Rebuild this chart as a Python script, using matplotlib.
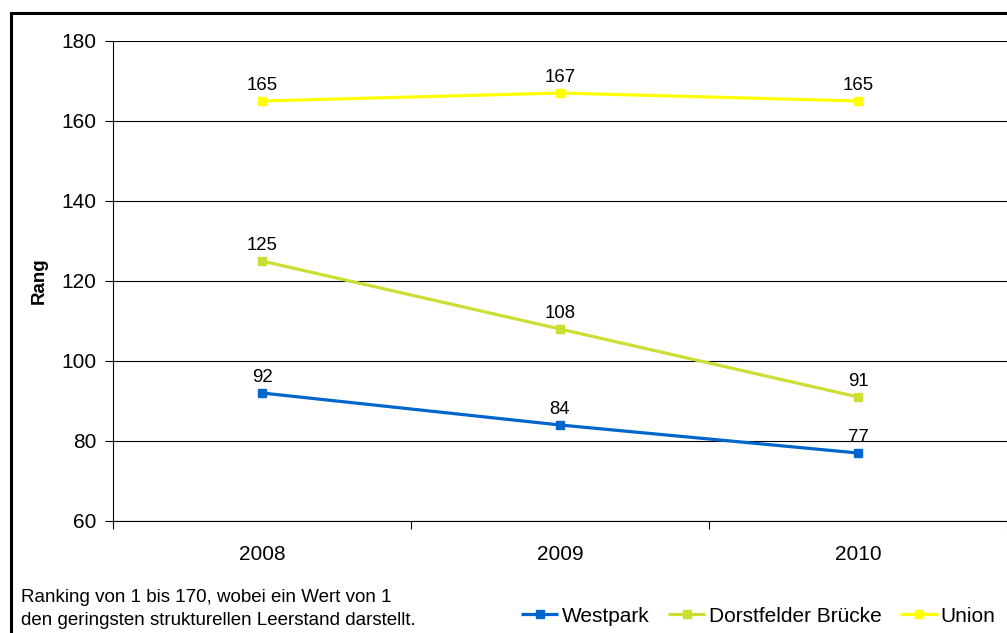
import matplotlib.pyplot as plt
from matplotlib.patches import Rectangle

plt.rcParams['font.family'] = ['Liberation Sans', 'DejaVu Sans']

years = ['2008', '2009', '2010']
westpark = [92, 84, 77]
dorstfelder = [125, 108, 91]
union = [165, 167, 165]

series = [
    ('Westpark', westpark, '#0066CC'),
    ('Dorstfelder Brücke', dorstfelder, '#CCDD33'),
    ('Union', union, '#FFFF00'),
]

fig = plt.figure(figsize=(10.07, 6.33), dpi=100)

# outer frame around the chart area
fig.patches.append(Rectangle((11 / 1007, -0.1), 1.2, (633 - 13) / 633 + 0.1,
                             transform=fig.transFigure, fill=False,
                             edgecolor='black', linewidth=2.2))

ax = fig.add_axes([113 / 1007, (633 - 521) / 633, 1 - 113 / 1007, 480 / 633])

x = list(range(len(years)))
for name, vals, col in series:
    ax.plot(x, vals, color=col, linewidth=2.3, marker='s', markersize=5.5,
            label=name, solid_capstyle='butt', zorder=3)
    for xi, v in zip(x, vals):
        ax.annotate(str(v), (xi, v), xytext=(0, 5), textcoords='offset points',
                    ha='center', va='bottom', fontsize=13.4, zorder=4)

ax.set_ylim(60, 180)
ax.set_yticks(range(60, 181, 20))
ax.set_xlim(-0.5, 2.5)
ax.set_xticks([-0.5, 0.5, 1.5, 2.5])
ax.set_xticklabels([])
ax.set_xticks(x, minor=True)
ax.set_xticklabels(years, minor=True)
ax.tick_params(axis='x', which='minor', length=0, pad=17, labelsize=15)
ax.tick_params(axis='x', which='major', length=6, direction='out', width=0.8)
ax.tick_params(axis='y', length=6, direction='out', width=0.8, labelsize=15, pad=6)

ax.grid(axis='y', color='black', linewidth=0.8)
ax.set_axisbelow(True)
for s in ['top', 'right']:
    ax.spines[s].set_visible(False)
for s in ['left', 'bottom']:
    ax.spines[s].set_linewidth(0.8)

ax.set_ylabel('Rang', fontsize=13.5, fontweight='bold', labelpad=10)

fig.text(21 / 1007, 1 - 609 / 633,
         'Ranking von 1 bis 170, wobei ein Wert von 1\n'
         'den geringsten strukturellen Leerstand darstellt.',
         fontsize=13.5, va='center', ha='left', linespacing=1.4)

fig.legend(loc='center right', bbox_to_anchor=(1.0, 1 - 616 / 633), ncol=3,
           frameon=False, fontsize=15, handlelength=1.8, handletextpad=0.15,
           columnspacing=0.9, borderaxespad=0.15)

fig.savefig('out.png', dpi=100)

★ ★ ★ ★ ★ ★ ★

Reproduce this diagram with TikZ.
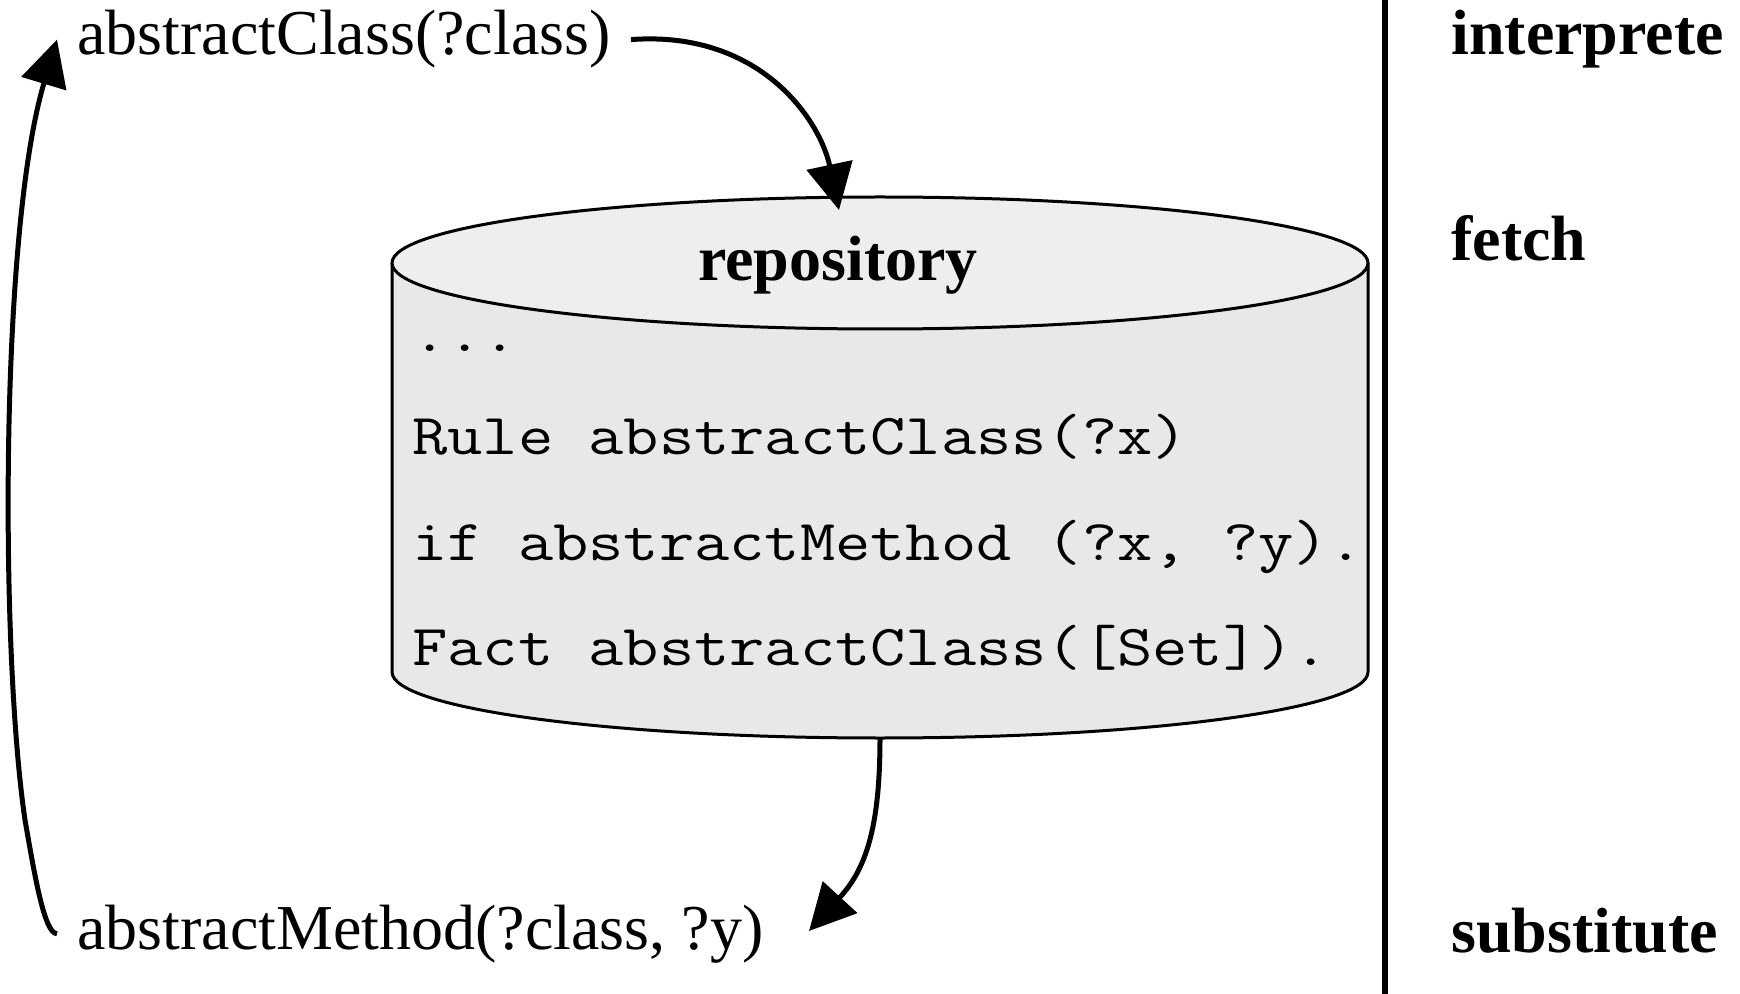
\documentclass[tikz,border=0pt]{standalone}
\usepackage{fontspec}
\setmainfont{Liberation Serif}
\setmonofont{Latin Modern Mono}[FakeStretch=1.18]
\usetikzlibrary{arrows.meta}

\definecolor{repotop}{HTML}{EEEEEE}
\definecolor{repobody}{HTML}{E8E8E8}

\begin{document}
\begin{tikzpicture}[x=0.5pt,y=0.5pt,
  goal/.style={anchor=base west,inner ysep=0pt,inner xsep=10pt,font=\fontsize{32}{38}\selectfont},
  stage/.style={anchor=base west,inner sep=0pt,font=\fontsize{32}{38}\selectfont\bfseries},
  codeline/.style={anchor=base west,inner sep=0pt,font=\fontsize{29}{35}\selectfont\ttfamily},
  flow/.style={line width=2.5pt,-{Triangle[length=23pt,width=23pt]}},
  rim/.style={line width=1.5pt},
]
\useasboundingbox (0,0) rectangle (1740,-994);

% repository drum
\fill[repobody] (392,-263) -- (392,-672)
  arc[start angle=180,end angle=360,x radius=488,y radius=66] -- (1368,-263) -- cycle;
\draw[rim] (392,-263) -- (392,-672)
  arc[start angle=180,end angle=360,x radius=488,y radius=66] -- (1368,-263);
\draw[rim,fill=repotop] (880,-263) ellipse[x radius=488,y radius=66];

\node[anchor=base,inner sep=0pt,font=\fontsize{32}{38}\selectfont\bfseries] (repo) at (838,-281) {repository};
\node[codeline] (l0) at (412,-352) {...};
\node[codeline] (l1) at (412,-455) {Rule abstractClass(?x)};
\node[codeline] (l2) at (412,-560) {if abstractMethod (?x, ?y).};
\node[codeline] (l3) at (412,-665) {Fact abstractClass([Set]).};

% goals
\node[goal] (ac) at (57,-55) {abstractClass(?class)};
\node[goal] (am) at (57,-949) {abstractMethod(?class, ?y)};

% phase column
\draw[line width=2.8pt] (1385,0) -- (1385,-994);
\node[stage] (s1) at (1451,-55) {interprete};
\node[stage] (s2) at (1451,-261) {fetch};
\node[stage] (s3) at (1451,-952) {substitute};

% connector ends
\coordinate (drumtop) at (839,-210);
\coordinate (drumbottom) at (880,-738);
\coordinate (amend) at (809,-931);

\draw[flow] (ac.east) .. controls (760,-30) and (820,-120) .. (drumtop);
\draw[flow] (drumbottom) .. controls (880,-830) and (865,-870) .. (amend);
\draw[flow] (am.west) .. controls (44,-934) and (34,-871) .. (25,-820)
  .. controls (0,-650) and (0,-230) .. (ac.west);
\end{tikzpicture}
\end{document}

★ ★ ★ ★ ★ ★ ★

To be done → Pictures should be left out. Retype only the run of lines from the line containing "Reproduce this diagram with TikZ." to the line containing "(0,0) rectangle (1740,-994);", inclusive.

Result of the exercise →
Reproduce this diagram with TikZ.
\documentclass[tikz,border=0pt]{standalone}
\usepackage{fontspec}
\setmainfont{Liberation Serif}
\setmonofont{Latin Modern Mono}[FakeStretch=1.18]
\usetikzlibrary{arrows.meta}

\definecolor{repotop}{HTML}{EEEEEE}
\definecolor{repobody}{HTML}{E8E8E8}

\begin{document}
\begin{tikzpicture}[x=0.5pt,y=0.5pt,
  goal/.style={anchor=base west,inner ysep=0pt,inner xsep=10pt,font=\fontsize{32}{38}\selectfont},
  stage/.style={anchor=base west,inner sep=0pt,font=\fontsize{32}{38}\selectfont\bfseries},
  codeline/.style={anchor=base west,inner sep=0pt,font=\fontsize{29}{35}\selectfont\ttfamily},
  flow/.style={line width=2.5pt,-{Triangle[length=23pt,width=23pt]}},
  rim/.style={line width=1.5pt},
]
\useasboundingbox (0,0) rectangle (1740,-994);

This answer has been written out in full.